问题
How do parse and process HTML in PHP - a simple scraper
I'm currently working on a parser to make a small preview of a page from a URL given by the user in PHP. I'd like to retrieve only the title of the page and a little chunk of information (a bit of text)
The project: for a list of meta-data of popular wordpress-plugins (cf. https://de.wordpress.org/plugins/browse/popular/ and gathering the first 50 URLs - that are 50 plugins which are of interest! The challenge is: i want to fetch meta-data of all the existing plugins. What i subsequently want to filter out after the fetch is - those plugins that have the newest timestamp - that are updated (most) recently. It is all aobut acutality...
https://wordpress.org/plugins/wp-job-manager
https://wordpress.org/plugins/ninja-forms
https://wordpress.org/plugins/participants-database ....and so on and so forth.

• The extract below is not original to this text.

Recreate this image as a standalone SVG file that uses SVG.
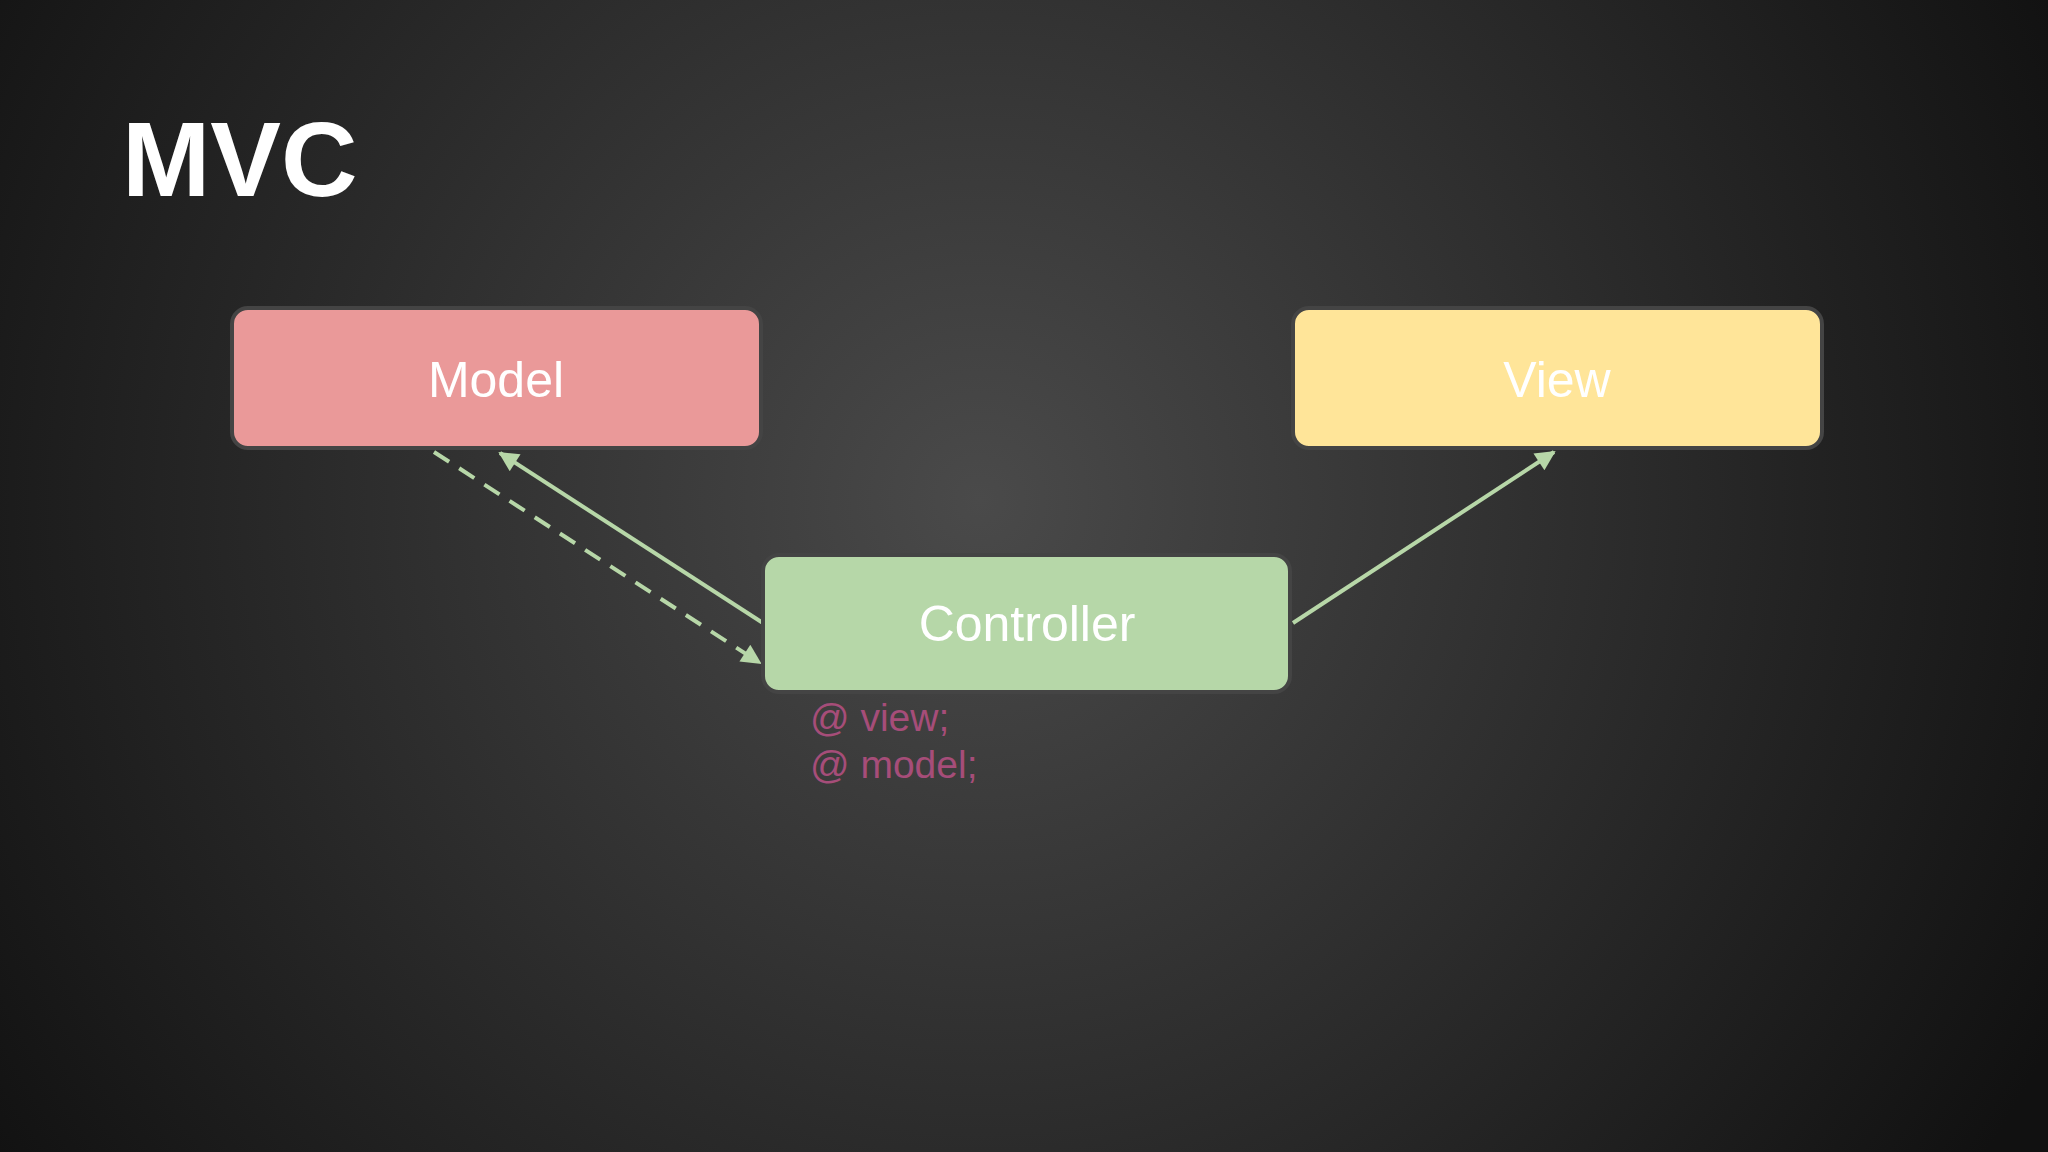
<svg xmlns="http://www.w3.org/2000/svg" width="2048" height="1152" viewBox="0 0 2048 1152">
<defs>
<radialGradient id="bg" cx="980" cy="500" r="1200" gradientUnits="userSpaceOnUse">
<stop offset="0" stop-color="#4a4a4a"/><stop offset="1" stop-color="#111"/>
</radialGradient>
<marker id="ah" markerWidth="10" markerHeight="10" refX="9" refY="5" orient="auto" markerUnits="userSpaceOnUse" viewBox="0 0 10 10">
<path d="M0,0 L10,5 L0,10 z" fill="#b7d7a8"/>
</marker>
<marker id="a" viewBox="0 0 10 10" refX="9" refY="5" markerWidth="24" markerHeight="20" orient="auto" markerUnits="userSpaceOnUse"><path d="M0,0 L10,5 L0,10 z" fill="#b7d7a8"/></marker>
</defs>
<style>
.box{stroke:#444;stroke-width:4}
.lbl{font-family:"Liberation Sans",Arial,sans-serif;font-size:50px;fill:#fff;text-anchor:middle}
.c{stroke:#b7d7a8;stroke-width:4;fill:none}
.code{font-family:"Liberation Sans",Arial,sans-serif;font-size:39px;fill:#a64d79}
</style>
<rect width="2048" height="1152" fill="url(#bg)"/>
<text x="122" y="196" font-family="Liberation Sans,Arial,sans-serif" font-weight="bold" font-size="106" fill="#fff">MVC</text>
<g id="connectors">
<line class="c" x1="763" y1="623" x2="500" y2="453" marker-end="url(#a)"/>
<line class="c" x1="434" y1="452" x2="760" y2="663" stroke-dasharray="18,12" marker-end="url(#a)"/>
<line class="c" x1="1293" y1="623" x2="1554" y2="452" marker-end="url(#a)"/>
</g>
<g id="model"><rect class="box" x="232" y="308" width="529" height="140" rx="16" fill="#ea9999"/><text class="lbl" x="496" y="397">Model</text></g>
<g id="view"><rect class="box" x="1293" y="308" width="529" height="140" rx="16" fill="#ffe599"/><text class="lbl" x="1557" y="397">View</text></g>
<g id="controller"><rect class="box" x="763" y="555" width="527" height="137" rx="16" fill="#b6d7a8"/><text class="lbl" x="1027" y="641">Controller</text></g>
<g id="fields"><text class="code" x="810" y="731">@ view;</text><text class="code" x="810" y="778">@ model;</text></g>
</svg>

so to take one page into consideration - fetching the meta-data of one Wordpress-plugin: With simple_html_dom ( http://simplehtmldom.sourceforge.net/ ) i guess that there is a appropiate way and method to do this without any other external libraries/classes. So far I've also tried using generally (DOM)-DOCDocument classes http://docs.php.net/manual/en/domdocument.loadhtml.php), loading the HTML and displaying it on the screen, and now i am musing about the proper way to do it. i consider simple_html_dom ( http://simplehtmldom.sourceforge.net/ ) for this. It will make it very easy. Here is an example of how to pull the title, and the meta-text(description).
<?php
require 'simple_html_dom.php';
$html = file_get_html('https://wordpress.org/plugins/wp-job-manager/');
$title = $html->find ("h1", class_="plugin-title").text];
$text = $html->find(class_="entry-meta").text];
echo $title->plaintext."<br>\n";
echo $texte->text;
?>
see the source: https://wordpress.org/plugins/wp-job-manager/ we have the following set of meta-data for each wordpress-plugin:
Version: 1.9.5.12
installations: 10,000+
WordPress Version: 5.0 or higher
Tested up to: 5.4 PHP
Version: 5.6 or higher
Tags 3 Tags: database member sign-up form volunteer
Last updated: 19 hours ago
plugin-ratings
the project consits of two parts: the looping-part: looping over this URL https://de.wordpress.org/plugins/browse/popular/ and gathering approx 50 to 80 URLs (which seems to be pretty straightforward). the parser-part: where i have some issues - to get propperly the data for the tags and the plugin-rating...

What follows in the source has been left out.